Dayton, Nevada; United States;
- Broadcast area: Reno metropolitan area; Lake Tahoe;
- Frequency: 100.1 MHz
- Branding: 100.1 Hank FM

Programming
- Format: Classic country

Ownership
- Owner: Lotus Communications; (Lotus Radio Corp.);
- Sister stations: KDOT; KFOY; KHIT; KOZZ-FM; KPLY; KTHX-FM;

History
- First air date: June 10, 1983
- Former call signs: KLKT (1983–1990); KZAK (1990–1997); KTHX-FM (1997–2021); KWEE (2021–2024);

Technical information
- Licensing authority: FCC
- Facility ID: 48685
- Class: C1
- ERP: 12,000 watts
- HAAT: 659 meters (2,162 ft)
- Translator: 95.9 K240CA (Crystal Bay)

Links
- Public license information: Public file; LMS;
- Webcast: Listen live
- Website: www.hankfmreno.com

= KXZZ (FM) =

Radio station in Dayton–Reno, Nevada

KXZZ (100.1 FM, "100.1 Hank FM") is a commercial radio station licensed to Dayton, Nevada, and serving the Reno metropolitan area and Lake Tahoe. It is owned by Lotus Communications and broadcasts a classic country format. The radio studios are on Plumb Lane in South Reno.

KXZZ has an effective radiated power (ERP) of 12,000 watts. The transmitter is near Sunil Pandit Road on McClellan Peak northeast of Carson City. Programming is also heard on an FM translator in Crystal Bay, Nevada, K240CA at 95.9 MHz.

==History==
On June 10, 1983, the station first signed on as KLKT. It later used the call sign KZAK from late 1990 to 1997. That year, it switched its call sign to KTHX-FM. The call sign referred to the station's branding as "The X". The station aired an adult album alternative (AAA) format.

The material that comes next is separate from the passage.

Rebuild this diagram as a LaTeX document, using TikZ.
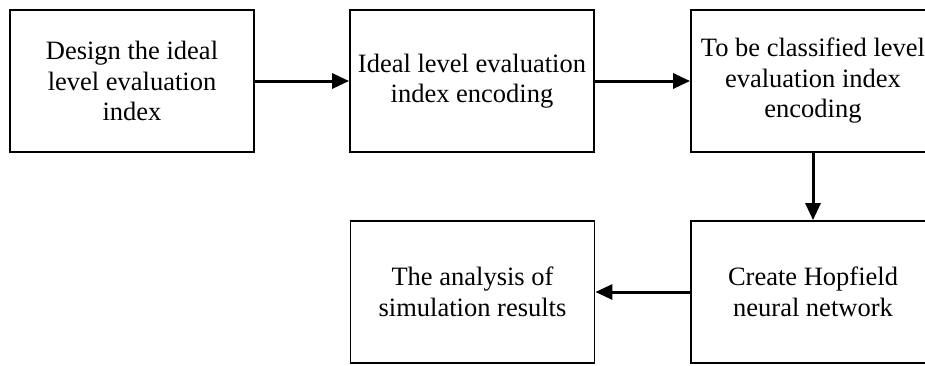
\documentclass[tikz,border=0pt]{standalone}
\usepackage{fontspec}
\setmainfont{Liberation Serif}
\usetikzlibrary{arrows.meta}
\tikzset{
  stepbox/.style={draw, line width=1.8pt, minimum width=244pt, minimum height=142pt,
    inner sep=2pt, align=center,
    font=\fontsize{26.5}{30.5}\selectfont},
  flow/.style={line width=3pt, -{Triangle[length=17pt,width=15pt]}}
}
\begin{document}
\begin{tikzpicture}[x=1pt,y=-1pt]
\useasboundingbox (0,0) rectangle (925,365);
\clip (0,0) rectangle (925,365);
\node[stepbox] (b1) at (132,81) {Design the ideal\\level evaluation\\index};
\node[stepbox] (b2) at (472,81) {Ideal level evaluation\\index encoding};
\node[stepbox] (b3) at (813,81) {To be classified level\\evaluation index\\encoding};
\node[stepbox] (b4) at (472.5,292) {The analysis of\\simulation results};
\node[stepbox] (b5) at (813,292) {Create Hopfield\\neural network};
\draw[flow] (b1) -- (b2);
\draw[flow] (b2) -- (b3);
\draw[flow] (b3) -- (b5);
\draw[flow] (b5) -- (b4);
\end{tikzpicture}
\end{document}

On September 27, 2021, the station announced through their social media that the "X" format would "retire" later that day; at 5:19 p.m., after playing "Here's Where the Story Ends" by The Sundays (immediately followed by simulated audio of a DJ leaving the studio and turning off the lights, branded on the station's online playlist as simply "goodbye X"- intentionally lowercase- and a brief moment of silence), KTHX-FM dropped its longtime AAA format after 24 years on the frequency and 31 years as a whole, and began stunting with instrumental jazz and big band music with sweepers stating that the station was "on hold", and emphasizing that "We will enjoy" the upcoming change to the station, set for 10 a.m. on September 30.

At the promised time, KTHX-FM flipped to adult hits, branded as "100.1 We FM", launching with a typical-for-radio run of 10,000 songs commercial-free, the first being "Get the Party Started" by P!nk. Coinciding with the change, Lotus also applied to change the station's call sign to KWEE, which took effect on October 5. The KTHX-FM call sign was transferred to another station owned by Lotus, at 94.5 MHz in Sun Valley, Nevada, an ESPN Radio Network affiliate that previously used the call letters KUUB. By the end of the format's run, it had rebranded as "100.1 The Hits".

On March 25, 2024, at 5 p.m., the station flipped to classic country as "100.1 Hank FM". The station changed its call sign to KXZZ on March 26.